Badger seems to say so, couching his argument for Evans as a quintessential American artist by drawing Evans' connection to the history of the object in US painting. But what about Dutch still lives? And Cézanne? And Morandi? The incredibly detailed objects in a Thai Ramayana mural? Is the connection between the object in High Art and America really unique? Could we equally argue that landscapes are uniquely "American" with US ties to the Western frontier, the New World, and Manifest Destiny?



NARRATIVE
We also considered the narrative potential of photography this week. To what degree can photography tell stories? What are the limits of narrative in photography?
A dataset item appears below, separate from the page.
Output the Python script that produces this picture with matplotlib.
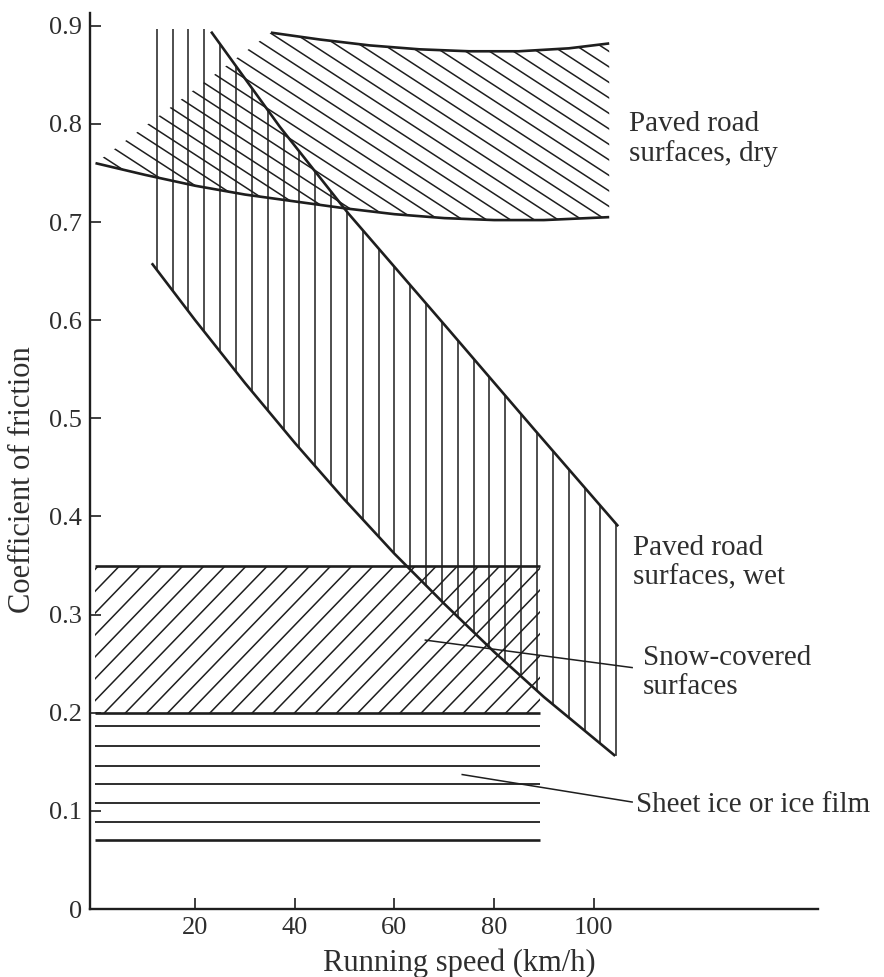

We talked - in the shadow of a previous conversation on truth and construction in a single image - about the subjective control of the message of a photobook through sequencing images to create narrative. Leeds, UK-based photographer and educator Philip Welding raised an interesting point: "Badger compares [American Photographs] to an epic poem, film or novel; all very much fictional constructs. It seems more comfortable to recognize this artifice within book form than when discussing the photography itself."

It's a good question - are we more comfortable with accepting the artifice of sequencing, editing, constructed narrative, and presentation decisions than we are with the idea that a photograph itself is a constructed fiction?

To push a step more: does questioning the "truth" of an image itself threaten our understanding of reality and ourselves in a way that causes many of us to want to defend it, while we understand and accept the fiction of a narrative sequence, edit, and presentation more comfortably?



READING TEXTS
One last point. A text can be read in two ways - first, to understand the author's intent, to push to understand what the writer says, and to engage the author on their terms.

The second, equally important and perhaps more important for photography practitioners and non-academics, is reading a text to find what we need for our own practice and thought processes, regardless of a more literal analysis of what the author intended.

Bill Evans, the jazz pianist, once said that he was a Buddhist, but didn't want to learn anything more about Buddhism. What he understood Buddhism to be, he said, was exactly what he needed it to be. He was afraid that if he learned more about it, he might discover that it wasn’t actually what he understood and wanted it to be.

This spirit is important to maintain in our reading, especially of more academically-oriented texts. Rather than pinpointing an understanding of the author’s argument on a particular part of a photographer’s career, frequently letting a sentence or idea resonate so that it leads us to an understanding we can apply to our own work gives us more from our reading, even if it’s not exactly accurate....true...real...wait...uh oh...the original intent of the text itself.